Meet The Coaches: Olivia Long

It’s hard to pinpoint any one start to my running career.

I could say it started as a kid, when playing tag and running like a maniac at recess was my favourite game.

Or I could say it started when I was in competitive rowing and we routinely ran as part of our warm-up and ran a 3k time-trial at the start of each season.

There was also a period where I was a “secret runner”, plodding on a treadmill in the basement of my family home.

I think my true start in endurance running was my very first 16k run when I was 17. After months of building up from huffing and puffing through 10mins to stumbling through an hour long run, I mapped a 16k route and decided no matter how slowly I had to run, I would finish. At the end, my legs were sore, but my breathing was steady. It was a big moment for me. To run
that distance and to feel tired, but accomplished and slightly in awe of the distance I’d covered with my own two feet. I was hooked.

In my first year of unIMG_7409croppediversity I joined the cross-country team. It was the team’s first year and it allowed for a lot of growth for its athletes. We were a bit of a rag-tag bunch, and we practiced with the more established UNB cross-country team. They were all lanky, deer-like creatures that ran incredible times. To my great surprise, I wasn’t too far behind their female runners.

My first ever race was a 5k cross-country race in 2007 at Mount Allison in Sackville, New Brunswick. It was a very panicky first race. I had no strategy, and no clue how to pace. I’d been running all summer, but only trained with the team for a few weeks. I went out fast, and claimed first quickly. There was a very tall girl from Mount Allison. She was probably just a normal girl, but to me she felt like The Mountain in Game of Thrones. I was terrified. I somehow held on to first place, by having two mantras: a fearful repetition of ‘Good God, don’t let her catch me!’ and the lyrics from Kanye’s hit ‘Stronger’ playing in my head. I crossed the finish line hyperventilating. I’d never been in so much pain. In cross-country we say “leave it all on the track”. Meaning, you finish the race knowing you couldn’t have expended one more ounce of energy. In that race, I felt I had truly left it all out there, and while I wouldn’t say that I couldn’t wait to do it again, something about the mania of a race, of pushing my body to its limits, caught my interest.
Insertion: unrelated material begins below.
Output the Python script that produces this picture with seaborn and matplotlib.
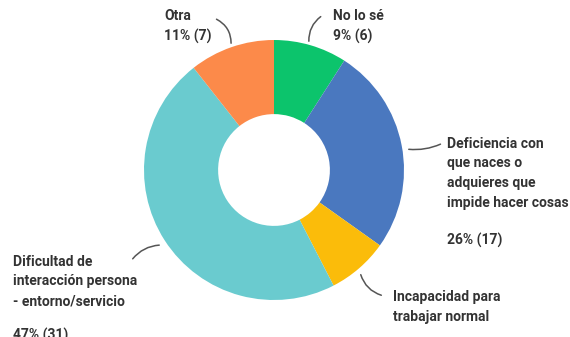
import matplotlib
matplotlib.use("Agg")
import matplotlib.pyplot as plt
import seaborn as sns

# Survey answers, clockwise from the top
categories = [
    "No lo sé",
    "Deficiencia con\nque naces o\nadquieres que\nimpide hacer cosas",
    "Incapacidad para\ntrabajar normal",
    "Dificultad de\ninteracción persona\n- entorno/servicio",
    "Otra",
]
counts = [6, 17, 5, 31, 7]
percent_labels = ["9% (6)", "26% (17)", "", "47% (31)", "11% (7)"]
slice_colors = ["#0CC46C", "#4A78BF", "#FBBC0A", "#6ACBCF", "#FC8A4A"]

sns.set_theme(style="white")
plt.rcParams["font.family"] = ["Roboto", "DejaVu Sans"]

W, H = 570, 337
fig = plt.figure(figsize=(W / 100, H / 100), dpi=100)
ax = fig.add_axes([0, 0, 1, 1])

palette = sns.color_palette(slice_colors)
cx, cy, r = 274, H - 170, 130
ax.pie(counts, colors=palette, startangle=90, counterclock=False,
       center=(cx, cy), radius=r, frame=True,
       wedgeprops=dict(width=r * 0.57, edgecolor="none"))
ax.set_xlim(0, W)
ax.set_ylim(0, H)
ax.axis("off")

txt = dict(fontsize=10, color="#333333", fontweight="semibold",
           va="top", ha="left", linespacing=1.5)

def y(px):
    return H - px

# Labels
ax.text(164, y(9), categories[4] + "\n" + percent_labels[4], **txt)
ax.text(333, y(9), categories[0] + "\n" + percent_labels[0], **txt)
ax.text(447, y(137), categories[1], **txt)
ax.text(447, y(233), percent_labels[1], **txt)
ax.text(393, y(290), categories[2], **txt)
ax.text(13, y(255), categories[3], **txt)
ax.text(13, y(328), percent_labels[3], **txt)

# Curved leader lines
line = dict(arrowstyle="-", color="#555555", lw=1.1)
def leader(p0, p1, rad):
    ax.annotate("", xy=(p1[0], y(p1[1])), xytext=(p0[0], y(p0[1])),
                arrowprops=dict(**line, connectionstyle=f"arc3,rad={rad}"))

leader((214, 18), (231, 46), -0.35)
leader((323, 15), (309, 44), 0.3)
leader((406, 149), (443, 143), 0.15)
leader((360, 272), (384, 296), 0.3)
leader((162, 245), (131, 261), 0.25)

fig.savefig("out.png", dpi=100)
I spent the next four years chasing first place at cross-country meets and never found it again, though I did regularly achieve second and third place. I competed at the National ACAA Cross-Country Championships in 2008, 2009, and 2010. I helped foster our newbie cross-country team to a established contender on the field. Besides the workouts, what I really loved about running was the camaraderie the team offered. It’s fun to go out with a group, to support each other, and know you’re all working together even while pursuing independent goals.

In 2011, I graduated from university and said good-bye to cross-country. For a long time, I’d wanted to run endurance races. I decided to train for a half marathon and chose to make my debut in Ottawa. I always liked the idea of longer distances, but I didn’t have a clue how to train for it. I knew how to train for and race a 5k, but the idea of racing 21.1k was absolutely foreign to me. I went out too fast, blew up, and managed to cross the finish line with the clock just under 2 hours. I didn’t run another half-marathon until the fall of 2012 and then another in 2013. Training on my own, I succeeded in dropping my time to 1:41:42.

I was happy with my race times, but I missed the structure and camaraderie of training and racing with a team. I wanted a group to both celebrate and suffer with. I started to lose fitness and ran more and more infrequently. I knew something had to change. I needed a new goal; a big goal, one that I couldn’t just muddle through. So I joined the Beaches Running Room Marathon clinic.

I began as most beginners do with the marathon, nervous and unsure. It didn’t take long for me to get into the groove and see that what makes marathon runners so impressive is their dedication to their goal. Inspired by the group, I trained throughout one of the coldest winters on record and completed my first marathon in May in a time of 3:49:57.

Before I had even completed my marathon, I signed up to be the summer Marathon Clinic Instructor. I wanted to push and motivate others, and to foster the team atmosphere I remembered from my varsity cross-country days. I also felt that I could relate to runners chasing their first marathon, and offer my experience as a competitive runner to the established marathoners in the group.

All in all, I have to say teaching the Marathon Clinic was one of the most rewarding experiences I have ever had. I am so proud of all my runners, and I hope to continue to see them progress in their running career.

Progress is one of the main reasons I eagerly became part of the Adaptive Running Academy. To truly progress, a runner needs a program tailored to their individuals goals, abilities, and motivations. I’m excited to be part of a coaching team with Stan and Dave, two extremely established runners that I have the privilege of working and running with, to offer this kind of tailoring to our runners.

I’m looking forward to the start of our training for the Spring Half- and Full-Marathon. Let’s have one hell of a season, Adaptive!